***** DATASET EXTRACT
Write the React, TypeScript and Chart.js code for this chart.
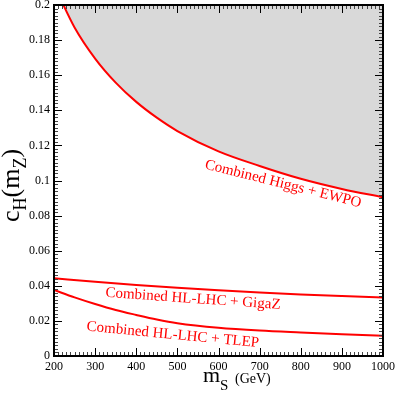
import React, { useEffect, useRef } from 'react';
import { Chart, registerables } from 'chart.js';

Chart.register(...registerables);

// ---- data ----
const massGeV = [200, 250, 300, 350, 400, 450, 500, 600, 700, 800, 900, 1000];
const higgsEwpo = [0.2115, 0.1872, 0.1695, 0.1558, 0.1448, 0.1358, 0.1282, 0.1166, 0.1083, 0.101, 0.0952, 0.0904];
const massGigaZ = [200, 300, 400, 500, 600, 700, 800, 900, 1000];
const hlLhcGigaZ = [0.0443, 0.0423, 0.0405, 0.0389, 0.0375, 0.0362, 0.0351, 0.0342, 0.0334];
const hlLhcTlep = [0.0376, 0.0334, 0.0296, 0.0262, 0.0234, 0.0208, 0.0187, 0.0161, 0.0145, 0.0134, 0.0124, 0.0116];
const xTickValues = [200, 300, 400, 500, 600, 700, 800, 900, 1000];
const yTickValues = [0, 0.02, 0.04, 0.06, 0.08, 0.1, 0.12, 0.14, 0.16, 0.18, 0.2];
const curveLabels = ['Combined Higgs + EWPO', 'Combined HL-LHC + GigaZ', 'Combined HL-LHC + TLEP'];

// label placement (data coordinates) and rotation in degrees
const labelPlacement = [
  { m: 757, c: 0.098, angle: 14 },
  { m: 538, c: 0.0325, angle: 4 },
  { m: 489, c: 0.012, angle: 5.5 },
];

const SERIF = '"Liberation Serif", "DejaVu Serif", serif';
const RED = '#ff0000';

const toPts = (xs: number[], ys: number[]) => xs.map((x, i) => ({ x, y: ys[i] }));

const decorPlugin = {
  id: 'decor',
  afterDraw(chart: any) {
    const ctx = chart.ctx as CanvasRenderingContext2D;
    const { left, right, top, bottom } = chart.chartArea;
    const xs = chart.scales.x;
    const ys = chart.scales.y;
    ctx.save();

    // minor & major ticks, on all four sides, pointing inward
    const xMin = xTickValues[0];
    const xMax = xTickValues[xTickValues.length - 1];
    for (let v = xMin; v <= xMax + 0.001; v += 10) {
      const major = Math.abs(v % 100) < 0.001;
      const len = major ? 8 : 4;
      ctx.strokeStyle = major ? '#000' : '#444';
      ctx.lineWidth = 1;
      const px = Math.round(xs.getPixelForValue(v)) + 0.5;
      ctx.beginPath();
      ctx.moveTo(px, bottom);
      ctx.lineTo(px, bottom - len);
      ctx.moveTo(px, top);
      ctx.lineTo(px, top + len);
      ctx.stroke();
    }
    const yMax = yTickValues[yTickValues.length - 1];
    for (let i = 0; i <= Math.round(yMax / 0.002); i++) {
      const v = i * 0.002;
      const major = i % 10 === 0;
      const len = major ? 8 : 4;
      ctx.strokeStyle = major ? '#000' : '#444';
      ctx.lineWidth = 1;
      const py = Math.round(ys.getPixelForValue(v)) + 0.5;
      ctx.beginPath();
      ctx.moveTo(left, py);
      ctx.lineTo(left + len, py);
      ctx.moveTo(right, py);
      ctx.lineTo(right - len, py);
      ctx.stroke();
    }

    // frame
    ctx.strokeStyle = '#000';
    ctx.lineWidth = 2;
    ctx.strokeRect(left, top, right - left, bottom - top);

    // curve labels
    ctx.fillStyle = RED;
    ctx.font = `15px ${SERIF}`;
    ctx.textAlign = 'center';
    ctx.textBaseline = 'middle';
    curveLabels.forEach((t, i) => {
      const p = labelPlacement[i];
      ctx.save();
      ctx.translate(xs.getPixelForValue(p.m), ys.getPixelForValue(p.c));
      ctx.rotate((p.angle * Math.PI) / 180);
      ctx.fillText(t, 0, 0);
      ctx.restore();
    });

    // axis titles
    ctx.fillStyle = '#000';
    ctx.textAlign = 'left';
    ctx.textBaseline = 'alphabetic';
    const drawSegs = (segs: { t: string; size: number; dy: number }[], x0: number, y0: number) => {
      let x = x0;
      segs.forEach((s) => {
        ctx.font = `${s.size}px ${SERIF}`;
        ctx.fillText(s.t, x, y0 + s.dy);
        x += ctx.measureText(s.t).width;
      });
    };
    // y title rotated
    ctx.save();
    ctx.translate(19, 222);
    ctx.rotate(-Math.PI / 2);
    drawSegs(
      [
        { t: 'c', size: 26, dy: 0 },
        { t: 'H', size: 18, dy: 7 },
        { t: '(', size: 26, dy: 0 },
        { t: 'm', size: 26, dy: 0 },
        { t: 'Z', size: 18, dy: 7 },
        { t: ')', size: 26, dy: 0 },
      ],
      0,
      0
    );
    ctx.restore();
    // x title
    drawSegs(
      [
        { t: 'm', size: 22, dy: 0 },
        { t: 'S', size: 15, dy: 8 },
      ],
      203,
      382
    );
    ctx.font = `14px ${SERIF}`;
    ctx.fillText('(GeV)', 235, 383);

    ctx.restore();
  },
};

export default function App() {
  const ref = useRef<HTMLCanvasElement | null>(null);
  useEffect(() => {
    if (!ref.current) return;
    const common = { borderColor: RED, borderWidth: 2, pointRadius: 0, cubicInterpolationMode: 'monotone' };
    const chart = new Chart(ref.current, {
      type: 'line',
      data: {
        datasets: [
          {
            ...common,
            label: curveLabels[0],
            data: toPts(massGeV, higgsEwpo),
            backgroundColor: 'rgb(217,217,217)',
            fill: 'end',
          },
          { ...common, label: curveLabels[1], data: toPts(massGigaZ, hlLhcGigaZ), fill: false },
          { ...common, label: curveLabels[2], data: toPts(massGeV, hlLhcTlep), fill: false },
        ],
      },
      options: {
        responsive: false,
        animation: false,
        events: [],
        layout: { padding: { top: 5, right: 13, left: 0, bottom: 0 } },
        plugins: { legend: { display: false }, tooltip: { enabled: false }, title: { display: false } },
        scales: {
          x: {
            type: 'linear',
            min: xTickValues[0],
            max: xTickValues[xTickValues.length - 1],
            afterBuildTicks: (s: any) => {
              s.ticks = xTickValues.map((v) => ({ value: v }));
            },
            afterFit: (s: any) => {
              s.height = 38;
              s.paddingLeft = 0;
              s.paddingRight = 0;
            },
            grid: { display: false, drawTicks: false },
            border: { display: false },
            ticks: {
              padding: 4,
              maxRotation: 0,
              autoSkip: false,
              color: '#000',
              font: { family: SERIF, size: 12 },
              callback: (v: any) => String(v),
            },
          },
          y: {
            type: 'linear',
            min: 0,
            max: yTickValues[yTickValues.length - 1],
            afterBuildTicks: (s: any) => {
              s.ticks = yTickValues.map((v) => ({ value: v }));
            },
            afterFit: (s: any) => {
              s.width = 54;
              s.paddingTop = 0;
              s.paddingBottom = 0;
            },
            grid: { display: false, drawTicks: false },
            border: { display: false },
            ticks: {
              padding: 4,
              autoSkip: false,
              color: '#000',
              font: { family: SERIF, size: 12 },
              callback: (v: any) => String(parseFloat(Number(v).toFixed(3))),
            },
          },
        },
      },
      plugins: [decorPlugin],
    } as any);
    return () => chart.destroy();
  }, []);
  return (
    <div style={{ position: 'absolute', left: 0, top: 0, width: 396, height: 394, background: '#fff' }}>
      <canvas ref={ref} width={396} height={394} style={{ display: 'block' }} />
    </div>
  );
}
**********
STATED EXERCISE. Give again, exactly, the lines from the start of the data through the one holding "Chart.register(...registerables);"; omit the pictures.

ANSWER TO THE PROBLEM.
Write the React, TypeScript and Chart.js code for this chart.
import React, { useEffect, useRef } from 'react';
import { Chart, registerables } from 'chart.js';

Chart.register(...registerables);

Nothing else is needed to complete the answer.